While it’s true that everyone has been impacted by the Covid-19 pandemic, the federal government’s response to the crisis is failing two groups in particular: Black and Latinx Americans.
Reports out of Louisiana have found that while African Americans make up a third of the state’s population, they account for 70% of the deaths. We have seen similar disproportionate ratios in cities such as Detroit and Chicago. Black and Latinx workers are far less likely to be given the option to work from home compared to white workers, increasing their risk of exposure to the virus. Many service workers, low paid and often with insufficient benefits like healthcare and retirement, are now deemed “essential” to public health and the economy. These health risks will go hand-in-hand with economic hardship, as the impact of medical costs and job losses combined with the lack of financial assets in these communities will lead many to financial ruin.

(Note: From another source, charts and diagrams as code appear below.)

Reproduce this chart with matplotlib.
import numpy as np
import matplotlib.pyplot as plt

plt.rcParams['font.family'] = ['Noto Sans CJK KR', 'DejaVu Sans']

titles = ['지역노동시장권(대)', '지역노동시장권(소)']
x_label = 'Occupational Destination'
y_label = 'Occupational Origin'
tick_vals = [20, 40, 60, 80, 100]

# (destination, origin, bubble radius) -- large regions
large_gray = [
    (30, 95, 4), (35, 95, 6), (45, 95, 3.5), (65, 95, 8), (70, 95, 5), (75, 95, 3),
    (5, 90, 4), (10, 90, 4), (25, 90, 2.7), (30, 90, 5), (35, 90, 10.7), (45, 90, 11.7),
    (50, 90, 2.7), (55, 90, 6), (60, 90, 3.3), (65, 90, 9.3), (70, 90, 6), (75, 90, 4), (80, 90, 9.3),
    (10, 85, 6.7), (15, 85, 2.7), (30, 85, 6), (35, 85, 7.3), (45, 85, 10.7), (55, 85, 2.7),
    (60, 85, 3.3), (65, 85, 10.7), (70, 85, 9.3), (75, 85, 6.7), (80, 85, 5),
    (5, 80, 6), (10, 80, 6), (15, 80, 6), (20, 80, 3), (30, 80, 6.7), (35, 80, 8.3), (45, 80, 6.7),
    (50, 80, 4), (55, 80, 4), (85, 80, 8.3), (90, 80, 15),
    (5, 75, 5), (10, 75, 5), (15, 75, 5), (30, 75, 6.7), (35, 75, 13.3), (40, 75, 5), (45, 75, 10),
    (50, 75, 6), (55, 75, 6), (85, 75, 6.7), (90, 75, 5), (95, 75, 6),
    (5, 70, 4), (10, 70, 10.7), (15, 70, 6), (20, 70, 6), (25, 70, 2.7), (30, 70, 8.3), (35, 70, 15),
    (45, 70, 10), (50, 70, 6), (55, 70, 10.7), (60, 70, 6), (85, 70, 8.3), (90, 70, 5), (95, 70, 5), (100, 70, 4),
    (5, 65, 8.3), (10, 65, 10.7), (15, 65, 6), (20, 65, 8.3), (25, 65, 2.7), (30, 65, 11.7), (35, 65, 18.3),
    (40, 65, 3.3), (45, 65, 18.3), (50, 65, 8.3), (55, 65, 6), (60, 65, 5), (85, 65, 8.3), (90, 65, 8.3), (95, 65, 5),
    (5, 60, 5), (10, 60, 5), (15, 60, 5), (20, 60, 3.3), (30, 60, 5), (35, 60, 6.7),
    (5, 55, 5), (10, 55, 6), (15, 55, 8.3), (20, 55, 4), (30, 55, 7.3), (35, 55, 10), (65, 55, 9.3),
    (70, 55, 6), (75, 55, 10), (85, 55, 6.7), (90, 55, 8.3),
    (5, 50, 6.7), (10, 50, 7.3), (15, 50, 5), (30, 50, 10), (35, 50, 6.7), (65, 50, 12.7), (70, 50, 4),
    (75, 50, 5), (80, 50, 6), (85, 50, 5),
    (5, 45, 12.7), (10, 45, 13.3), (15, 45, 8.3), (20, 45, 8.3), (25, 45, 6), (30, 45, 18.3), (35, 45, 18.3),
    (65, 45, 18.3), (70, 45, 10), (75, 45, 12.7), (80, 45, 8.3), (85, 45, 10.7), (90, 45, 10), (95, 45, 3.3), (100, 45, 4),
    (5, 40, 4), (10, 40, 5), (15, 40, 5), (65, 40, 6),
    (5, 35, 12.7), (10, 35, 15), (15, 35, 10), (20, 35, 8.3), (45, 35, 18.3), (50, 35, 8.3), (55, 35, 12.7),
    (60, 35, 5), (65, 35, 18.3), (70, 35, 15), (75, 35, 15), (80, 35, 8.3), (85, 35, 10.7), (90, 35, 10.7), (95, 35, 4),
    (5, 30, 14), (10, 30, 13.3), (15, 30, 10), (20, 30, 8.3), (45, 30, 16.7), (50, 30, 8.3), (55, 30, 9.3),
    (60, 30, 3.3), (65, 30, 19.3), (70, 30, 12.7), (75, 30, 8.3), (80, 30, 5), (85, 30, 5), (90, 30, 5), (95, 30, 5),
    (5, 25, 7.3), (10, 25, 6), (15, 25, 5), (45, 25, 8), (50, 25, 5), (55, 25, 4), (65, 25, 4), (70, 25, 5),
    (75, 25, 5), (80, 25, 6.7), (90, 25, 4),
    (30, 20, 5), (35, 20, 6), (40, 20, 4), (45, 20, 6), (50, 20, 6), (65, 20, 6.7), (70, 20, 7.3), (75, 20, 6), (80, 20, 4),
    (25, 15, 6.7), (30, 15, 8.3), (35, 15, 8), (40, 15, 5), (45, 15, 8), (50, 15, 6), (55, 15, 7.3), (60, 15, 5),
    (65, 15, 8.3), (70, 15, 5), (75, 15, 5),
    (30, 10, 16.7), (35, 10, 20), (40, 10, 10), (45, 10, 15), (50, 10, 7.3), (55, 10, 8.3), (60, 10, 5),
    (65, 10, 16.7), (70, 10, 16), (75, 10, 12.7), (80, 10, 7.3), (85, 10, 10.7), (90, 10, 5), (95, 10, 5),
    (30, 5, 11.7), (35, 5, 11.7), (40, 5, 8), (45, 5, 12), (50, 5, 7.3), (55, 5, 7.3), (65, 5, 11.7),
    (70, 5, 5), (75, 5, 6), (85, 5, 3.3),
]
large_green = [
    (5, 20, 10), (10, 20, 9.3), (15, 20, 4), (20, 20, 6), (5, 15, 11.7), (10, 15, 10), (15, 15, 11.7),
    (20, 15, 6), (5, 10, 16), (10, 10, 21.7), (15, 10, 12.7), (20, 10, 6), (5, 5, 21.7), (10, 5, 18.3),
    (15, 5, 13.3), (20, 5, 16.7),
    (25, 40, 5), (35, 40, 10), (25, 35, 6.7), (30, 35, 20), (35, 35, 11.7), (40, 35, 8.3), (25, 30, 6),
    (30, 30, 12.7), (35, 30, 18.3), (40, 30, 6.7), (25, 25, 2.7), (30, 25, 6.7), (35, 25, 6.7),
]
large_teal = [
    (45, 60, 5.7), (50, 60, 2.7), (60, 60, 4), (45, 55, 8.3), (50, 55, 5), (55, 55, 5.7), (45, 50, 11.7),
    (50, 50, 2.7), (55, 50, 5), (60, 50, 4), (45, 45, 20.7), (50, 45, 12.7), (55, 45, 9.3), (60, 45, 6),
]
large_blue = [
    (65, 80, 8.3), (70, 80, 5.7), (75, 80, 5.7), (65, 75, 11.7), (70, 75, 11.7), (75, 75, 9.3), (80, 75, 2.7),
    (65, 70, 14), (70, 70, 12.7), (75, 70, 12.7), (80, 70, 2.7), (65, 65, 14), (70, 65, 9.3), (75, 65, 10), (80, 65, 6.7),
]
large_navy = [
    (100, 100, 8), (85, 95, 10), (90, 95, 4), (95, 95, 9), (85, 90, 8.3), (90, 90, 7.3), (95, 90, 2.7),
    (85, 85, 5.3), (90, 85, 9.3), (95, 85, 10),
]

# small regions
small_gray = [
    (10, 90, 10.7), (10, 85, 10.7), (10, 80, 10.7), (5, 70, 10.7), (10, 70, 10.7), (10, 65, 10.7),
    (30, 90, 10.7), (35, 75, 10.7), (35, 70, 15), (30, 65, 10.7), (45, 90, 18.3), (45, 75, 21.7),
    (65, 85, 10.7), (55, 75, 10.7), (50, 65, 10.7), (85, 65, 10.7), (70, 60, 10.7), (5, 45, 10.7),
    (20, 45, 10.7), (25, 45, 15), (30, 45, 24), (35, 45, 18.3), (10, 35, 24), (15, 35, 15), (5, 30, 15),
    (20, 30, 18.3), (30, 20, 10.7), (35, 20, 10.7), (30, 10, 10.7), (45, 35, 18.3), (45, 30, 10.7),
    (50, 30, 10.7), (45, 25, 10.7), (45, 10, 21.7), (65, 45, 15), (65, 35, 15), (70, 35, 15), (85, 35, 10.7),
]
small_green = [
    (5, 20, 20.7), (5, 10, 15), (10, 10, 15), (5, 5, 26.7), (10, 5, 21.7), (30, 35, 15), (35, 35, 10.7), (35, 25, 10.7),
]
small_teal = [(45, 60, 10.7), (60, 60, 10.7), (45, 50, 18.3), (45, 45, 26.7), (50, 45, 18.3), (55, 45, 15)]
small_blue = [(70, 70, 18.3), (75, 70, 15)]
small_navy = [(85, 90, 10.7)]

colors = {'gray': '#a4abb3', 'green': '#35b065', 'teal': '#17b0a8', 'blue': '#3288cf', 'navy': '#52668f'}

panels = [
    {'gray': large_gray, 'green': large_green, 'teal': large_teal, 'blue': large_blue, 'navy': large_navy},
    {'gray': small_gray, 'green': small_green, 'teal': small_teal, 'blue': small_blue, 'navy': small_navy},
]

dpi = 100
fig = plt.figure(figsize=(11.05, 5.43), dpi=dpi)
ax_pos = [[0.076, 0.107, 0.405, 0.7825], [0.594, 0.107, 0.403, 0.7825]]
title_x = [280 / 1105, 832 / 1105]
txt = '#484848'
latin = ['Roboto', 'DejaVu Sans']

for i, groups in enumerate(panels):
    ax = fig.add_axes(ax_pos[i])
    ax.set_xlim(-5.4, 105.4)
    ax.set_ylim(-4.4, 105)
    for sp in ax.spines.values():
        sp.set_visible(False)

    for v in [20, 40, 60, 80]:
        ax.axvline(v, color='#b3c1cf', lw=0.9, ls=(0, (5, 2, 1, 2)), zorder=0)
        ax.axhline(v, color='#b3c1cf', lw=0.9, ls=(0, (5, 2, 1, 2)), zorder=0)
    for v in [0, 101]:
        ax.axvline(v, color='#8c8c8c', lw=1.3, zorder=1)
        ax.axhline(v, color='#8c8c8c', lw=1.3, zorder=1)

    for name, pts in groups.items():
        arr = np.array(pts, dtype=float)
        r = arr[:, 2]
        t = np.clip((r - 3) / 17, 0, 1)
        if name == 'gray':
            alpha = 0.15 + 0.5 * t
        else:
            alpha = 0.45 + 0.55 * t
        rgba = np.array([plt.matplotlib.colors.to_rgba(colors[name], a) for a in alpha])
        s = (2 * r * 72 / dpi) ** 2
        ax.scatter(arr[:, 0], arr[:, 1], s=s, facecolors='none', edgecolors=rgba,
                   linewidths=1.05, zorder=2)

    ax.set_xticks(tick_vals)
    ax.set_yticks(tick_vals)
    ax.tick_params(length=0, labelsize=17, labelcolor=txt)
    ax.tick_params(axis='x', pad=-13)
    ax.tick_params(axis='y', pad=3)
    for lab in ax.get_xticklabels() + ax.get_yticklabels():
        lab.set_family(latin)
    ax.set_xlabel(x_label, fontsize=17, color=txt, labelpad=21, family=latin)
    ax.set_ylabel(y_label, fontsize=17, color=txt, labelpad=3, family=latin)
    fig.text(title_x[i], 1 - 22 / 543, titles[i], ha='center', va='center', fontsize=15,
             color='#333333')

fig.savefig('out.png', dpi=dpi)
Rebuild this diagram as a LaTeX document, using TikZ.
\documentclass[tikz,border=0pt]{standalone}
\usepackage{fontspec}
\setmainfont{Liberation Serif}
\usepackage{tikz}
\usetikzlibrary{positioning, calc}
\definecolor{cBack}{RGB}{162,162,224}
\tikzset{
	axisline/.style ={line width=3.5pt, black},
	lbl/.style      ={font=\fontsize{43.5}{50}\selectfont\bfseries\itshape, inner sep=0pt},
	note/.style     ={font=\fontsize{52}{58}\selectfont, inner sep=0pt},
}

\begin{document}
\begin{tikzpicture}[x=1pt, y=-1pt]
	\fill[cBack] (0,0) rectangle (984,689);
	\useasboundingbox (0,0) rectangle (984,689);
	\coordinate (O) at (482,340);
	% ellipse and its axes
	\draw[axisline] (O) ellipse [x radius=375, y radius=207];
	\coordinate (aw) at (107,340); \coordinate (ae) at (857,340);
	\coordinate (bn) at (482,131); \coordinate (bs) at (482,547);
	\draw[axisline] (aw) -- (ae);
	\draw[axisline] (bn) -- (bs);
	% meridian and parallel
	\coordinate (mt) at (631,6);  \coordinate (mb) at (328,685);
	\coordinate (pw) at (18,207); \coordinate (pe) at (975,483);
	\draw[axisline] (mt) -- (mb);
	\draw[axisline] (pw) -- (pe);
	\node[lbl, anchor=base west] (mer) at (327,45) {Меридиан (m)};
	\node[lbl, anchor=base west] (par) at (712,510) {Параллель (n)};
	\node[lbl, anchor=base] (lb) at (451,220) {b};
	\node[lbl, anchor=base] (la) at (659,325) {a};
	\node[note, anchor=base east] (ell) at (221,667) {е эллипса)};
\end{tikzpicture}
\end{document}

Shamefully, outcomes like these are nothing new. America has a long history of major disasters and federal responses that neglect communities of color, with Black and Latinx Americans less likely to receive aid and the racial wealth gap widening in the aftermath.
But it doesn’t have to be this way. We have an opportunity to use the lever of public policy in favor of racial and economic justice. We can make sure all people are supported in the current crisis and also ensure they have the financial resilience to weather disasters in the future.
A Just Futures Fund could accomplish this goal by bringing together two big ideas: universal basic income, where every adult and child would receive a monthly cash transfer to cover their basic needs, and Kids’ Futures Accounts, which are trust accounts that build wealth for children in asset-poor families.
Under a universal basic income system, every adult 18 and older would receive $1,000 in cash every month, regardless of their employment status or other income. Parents would also receive $250 per month for each child. Kids’ Futures Accounts would provide every child with an interest-accruing trust account in their name, containing $1,000 at birth. Every year, more money would be deposited into the child’s account based on the wealth of their family, with the amount ranging from $2,000 for very low-wealth families to $0 for very high-wealth ones. The child would receive access to those funds when they turn 18, at which point the size of the account could be around $37,000 for children from low-wealth backgrounds.
Working together, these policies could have a profound impact on people’s resilience to get through disasters, by both lifting people out of poverty and building wealth for Black and Latinx communities that they can rely on in times of need. A recent analysis from Brandeis University and the Universal Income Project (where I serve as co-director) found that a Just Futures Fund would cut the poverty rate amongst Black parents by a factor of six — from 30% to just 5% — and amongst Latinx parents by a factor of four — from 22% to 5%. It would eliminate poverty entirely among Black and Latinx elders. And it would radically reduce the number of people of color living in asset poverty, from 54% to 6% for Black families and 49% to 1% for Latinx families.
In terms of paying for such redistributive programs, the Brandeis / UIP report lays out a number of progressive mechanisms that could be enacted. “The public investment necessary to finance a bold and robust Just Futures Fund, simply, is affordable now by re-balancing budget priorities and a portfolio shift in public investments. The majority of the policy cost could be financed for by introducing a Transfer Repayment Tax, which would tax every dollar earned by adults receiving Basic Income, up until they’ve paid back most of the cash transfer in taxes…More innovative, equitable, and sustainable financing mechanisms also should be explored, like a sovereign wealth fund created from fossil fuel revenues, carbon air rights; restoring public ownership of common resources; a wealth tax; a financial transaction fee; a reformed Estate Tax; a reformed Capital Gains tax; a Social Wealth Fund financed by a share of corporate equity; more progressive individual income tax; and closing corporate tax loopholes.”
To be clear, this is not a wholesale solution to the racial injustice we so often see in response to major disasters. But by providing Black and Latinx communities with far greater financial resilience, a Just Futures Fund can equip them to overcome the greater obstacles they face during these disasters, while at the same time we push for a more equitable public response.
The Covid-19 pandemic has laid bare how the social contract we have today is failing so many members of our society, especially communities of color. This is the moment to build a safety net that paves the way to a just future for all Americans.